9 Responses to “Mafia Cat Rejects Hilter. Hitler Breaks Off German-Italian Alliance. War Ends.”

  1. DeEee Says:

    I came to your site for the content, not the title, though the title is cute.

    I hate rejection letters. I absolutely despise them. I get them all the time and have only received one acceptance letter. That acceptance seemed so unreal because it was not of the norm. What’s my point? I can’t get used to the rejections. I want to tell all my profs and old classmates, “You’re lying! You told me to send it out and they hated it!” Point being: I can’t get used to the things!

    The sad part? I sometimes read for a lit zine and have to say no. I know form letters go out except to those who almost made it. . .

    DeEee (http://firstimewrites.wordpress.com/)

  2. Bertram Says:

    I wouldn’t like sending out rejections either, especially to the almosts. One thing, if you are getting rejections all the time, that means at least you are doing something. The only way to keep from getting rejected is to do nothing, and that isn’t much of an option.

  3. nomananisland Says:

    Actually there is an alternative. Posting stories online. You can build your own audience, ignore traditional publishing, and if you’re good enough, eventually make as much money as the average published writer.

    Which is to say, not very much. In publishing, 20% of the writers get 80% of the money — the big names like King, Grisham, Steele, the people with yearly bestsellers. Even they will tell you that if you want to be a fulltime writer, marry someone with money. Most published writers still need a fulltime job.

    Here’s a blog by someone who publishes exclusively online, and makes enough money that writing is their only job. The blog has links to several stories by the same author, all in different styles, and payment is through Paypal donations, advertisements, and merchandise.

    http://www.alexandraerin.com/

    On the site Pages Unbound there is advice about how to write online and also advertise.

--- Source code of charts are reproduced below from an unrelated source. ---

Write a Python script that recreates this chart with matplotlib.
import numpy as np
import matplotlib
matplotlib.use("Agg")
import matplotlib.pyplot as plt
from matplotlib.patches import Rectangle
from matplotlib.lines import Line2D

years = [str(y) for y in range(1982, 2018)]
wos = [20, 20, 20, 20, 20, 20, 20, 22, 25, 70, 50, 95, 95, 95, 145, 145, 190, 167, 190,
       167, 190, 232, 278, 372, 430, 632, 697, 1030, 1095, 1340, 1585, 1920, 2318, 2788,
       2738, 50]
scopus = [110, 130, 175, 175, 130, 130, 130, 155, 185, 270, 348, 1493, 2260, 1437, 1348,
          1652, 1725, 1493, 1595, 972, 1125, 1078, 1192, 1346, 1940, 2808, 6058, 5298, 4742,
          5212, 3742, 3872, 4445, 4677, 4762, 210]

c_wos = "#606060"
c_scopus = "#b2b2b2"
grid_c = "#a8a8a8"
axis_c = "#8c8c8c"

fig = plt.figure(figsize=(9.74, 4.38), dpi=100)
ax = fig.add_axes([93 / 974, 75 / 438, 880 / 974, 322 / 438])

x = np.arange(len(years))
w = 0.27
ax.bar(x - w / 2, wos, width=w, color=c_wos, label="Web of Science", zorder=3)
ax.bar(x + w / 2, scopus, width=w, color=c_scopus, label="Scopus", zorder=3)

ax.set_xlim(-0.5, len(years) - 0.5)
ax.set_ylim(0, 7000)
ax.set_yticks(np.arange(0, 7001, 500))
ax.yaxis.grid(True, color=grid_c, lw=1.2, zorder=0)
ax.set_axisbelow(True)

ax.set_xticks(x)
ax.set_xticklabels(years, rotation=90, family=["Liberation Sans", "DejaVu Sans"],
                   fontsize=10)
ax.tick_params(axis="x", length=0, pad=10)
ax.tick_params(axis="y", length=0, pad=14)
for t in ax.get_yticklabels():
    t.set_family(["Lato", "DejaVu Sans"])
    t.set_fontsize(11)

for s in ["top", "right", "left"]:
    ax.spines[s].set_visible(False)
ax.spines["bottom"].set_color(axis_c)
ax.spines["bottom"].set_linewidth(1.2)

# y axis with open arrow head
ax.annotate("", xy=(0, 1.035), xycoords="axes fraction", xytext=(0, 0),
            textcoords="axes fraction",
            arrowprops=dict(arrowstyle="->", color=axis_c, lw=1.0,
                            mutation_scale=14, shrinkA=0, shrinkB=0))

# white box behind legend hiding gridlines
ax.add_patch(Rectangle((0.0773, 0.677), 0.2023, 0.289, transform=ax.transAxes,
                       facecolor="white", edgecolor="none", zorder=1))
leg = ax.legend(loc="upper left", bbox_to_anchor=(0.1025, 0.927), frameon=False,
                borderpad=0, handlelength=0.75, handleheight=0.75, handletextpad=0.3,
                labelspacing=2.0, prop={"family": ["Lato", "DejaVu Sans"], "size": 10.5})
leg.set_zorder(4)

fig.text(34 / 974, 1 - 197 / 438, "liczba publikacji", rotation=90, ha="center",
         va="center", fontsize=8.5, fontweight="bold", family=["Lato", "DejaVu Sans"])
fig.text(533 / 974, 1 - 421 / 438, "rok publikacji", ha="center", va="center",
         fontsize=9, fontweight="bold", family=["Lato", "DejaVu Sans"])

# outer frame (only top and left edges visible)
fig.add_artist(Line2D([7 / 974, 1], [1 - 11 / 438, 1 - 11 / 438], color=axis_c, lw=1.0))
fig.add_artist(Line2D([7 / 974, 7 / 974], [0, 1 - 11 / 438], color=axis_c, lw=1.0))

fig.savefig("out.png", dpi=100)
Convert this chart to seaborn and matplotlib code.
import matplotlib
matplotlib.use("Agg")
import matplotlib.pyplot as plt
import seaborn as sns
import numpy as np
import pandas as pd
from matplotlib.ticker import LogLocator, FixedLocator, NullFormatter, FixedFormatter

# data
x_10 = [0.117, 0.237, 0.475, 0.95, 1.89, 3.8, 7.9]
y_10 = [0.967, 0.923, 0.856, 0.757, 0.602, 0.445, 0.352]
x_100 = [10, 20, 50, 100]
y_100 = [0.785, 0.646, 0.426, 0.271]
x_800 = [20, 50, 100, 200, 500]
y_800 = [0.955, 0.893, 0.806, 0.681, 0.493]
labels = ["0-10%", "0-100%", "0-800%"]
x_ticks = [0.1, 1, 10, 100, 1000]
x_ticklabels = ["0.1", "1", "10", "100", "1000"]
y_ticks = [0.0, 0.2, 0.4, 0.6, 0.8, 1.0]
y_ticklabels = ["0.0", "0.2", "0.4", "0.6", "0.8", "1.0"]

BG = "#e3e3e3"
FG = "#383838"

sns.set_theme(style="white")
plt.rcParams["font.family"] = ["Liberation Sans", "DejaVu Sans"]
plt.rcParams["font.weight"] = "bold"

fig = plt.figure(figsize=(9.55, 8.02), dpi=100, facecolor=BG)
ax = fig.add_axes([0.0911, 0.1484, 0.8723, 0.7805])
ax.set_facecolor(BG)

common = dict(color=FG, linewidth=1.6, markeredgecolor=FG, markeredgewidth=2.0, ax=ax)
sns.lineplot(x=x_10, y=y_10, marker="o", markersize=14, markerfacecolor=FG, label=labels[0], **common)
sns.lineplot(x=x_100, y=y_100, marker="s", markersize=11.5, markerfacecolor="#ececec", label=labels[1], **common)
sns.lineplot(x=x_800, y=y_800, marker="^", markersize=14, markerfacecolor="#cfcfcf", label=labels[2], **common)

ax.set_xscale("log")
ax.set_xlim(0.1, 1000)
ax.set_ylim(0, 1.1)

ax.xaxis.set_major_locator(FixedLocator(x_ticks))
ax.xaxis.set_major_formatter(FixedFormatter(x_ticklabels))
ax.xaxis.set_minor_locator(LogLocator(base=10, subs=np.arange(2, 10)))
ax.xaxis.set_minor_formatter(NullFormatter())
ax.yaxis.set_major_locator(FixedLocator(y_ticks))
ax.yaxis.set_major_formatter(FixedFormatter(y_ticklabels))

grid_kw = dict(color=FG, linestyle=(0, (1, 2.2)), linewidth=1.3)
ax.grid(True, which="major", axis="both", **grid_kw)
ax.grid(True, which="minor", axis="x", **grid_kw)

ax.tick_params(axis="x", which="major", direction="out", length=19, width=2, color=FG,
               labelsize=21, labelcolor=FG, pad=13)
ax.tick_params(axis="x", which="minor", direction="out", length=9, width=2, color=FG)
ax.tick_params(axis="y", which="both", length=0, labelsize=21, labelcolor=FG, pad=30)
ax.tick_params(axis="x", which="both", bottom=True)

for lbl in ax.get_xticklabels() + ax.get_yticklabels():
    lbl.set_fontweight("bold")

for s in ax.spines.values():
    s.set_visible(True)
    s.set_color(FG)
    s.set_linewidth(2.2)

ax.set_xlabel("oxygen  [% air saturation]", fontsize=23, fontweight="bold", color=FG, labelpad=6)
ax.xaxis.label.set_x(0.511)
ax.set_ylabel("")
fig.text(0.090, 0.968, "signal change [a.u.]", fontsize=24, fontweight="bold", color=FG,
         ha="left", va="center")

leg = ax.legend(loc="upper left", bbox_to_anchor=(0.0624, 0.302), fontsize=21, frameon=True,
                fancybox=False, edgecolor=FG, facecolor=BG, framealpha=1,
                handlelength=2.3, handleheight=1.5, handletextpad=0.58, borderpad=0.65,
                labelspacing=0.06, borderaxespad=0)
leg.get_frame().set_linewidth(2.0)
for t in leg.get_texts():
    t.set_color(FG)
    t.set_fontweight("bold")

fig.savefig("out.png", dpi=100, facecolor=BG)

    http://www.pagesunbound.com/

    It’s a way to write for yourself, perhaps find an audience, and stop caring what the publishing world thinks. That sounds a lot better than being rejected, and it isn’t doing nothing.

  4. Bertram Says:

    Thank you for telling me about these links.

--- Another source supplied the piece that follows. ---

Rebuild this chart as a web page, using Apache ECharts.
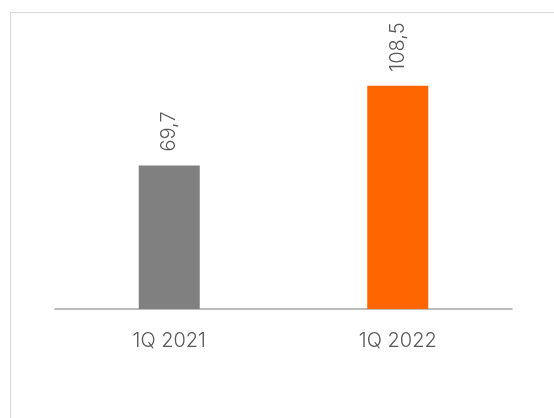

    I once considered self-publishing but decided not to because of up-front costs and my lack of marketing skills. After reading “Authors: What to think about before you e-publish” at alexandraerin.com, however, I realize I need to rethink my options.

  5. lynn doiron Says:

    I used to decoupage my studio floor with rejects. The floor was painted plyboard and the geometrics of “Sorry!” leading over toward the desk area gave me some strange satisfaction in walking on them, as if I needed to build them up, build a bridge, a clear path, before I could get any where. They were evidence of having tried.

  6. nomananisland Says:

    No problem, Bertram. E-publishing has changed the face of self-publishing, and I wouldn’t be surprised if it changes the face of traditional publishing in the next ten years. The front-end costs of having a publisher, agent, editor, advertising team etc. eat up a writer’s profits — but online, you can quickly and easily do most of it yourself.

  7. Bertram Says:

    Until I got rid of all my rejection letters, I had enough to paper a floor (maybe even an entire room). Some agents and editors did not like my writing style — they said it’s too matter-of-fact and non-literary — but most liked the way I write. They even liked my books, but since the stories don’t fit in a niche, they don’t know how to sell them. (Or so they said.) Perhaps I will need to figure out how to sell them myself.

  8. nomananisland Says:

    That’s the thing with traditional publishing — how often does anything “traditional” try something new? They’ve closed themselves into a system because it works for them, going outside the system is scary. While you and I might be capable of writing a good mainstream book that would attract a publisher’s attention, the books we love to write are not easily labelled.

    Would you rather serve their needs or write the story you want to write? You know the answer — and those links help you accomplish that goal in a meaningful way. Good luck to you sir.

  9. Bertram Says:

    I guess now I need to figure out the best way to go about self-publishing.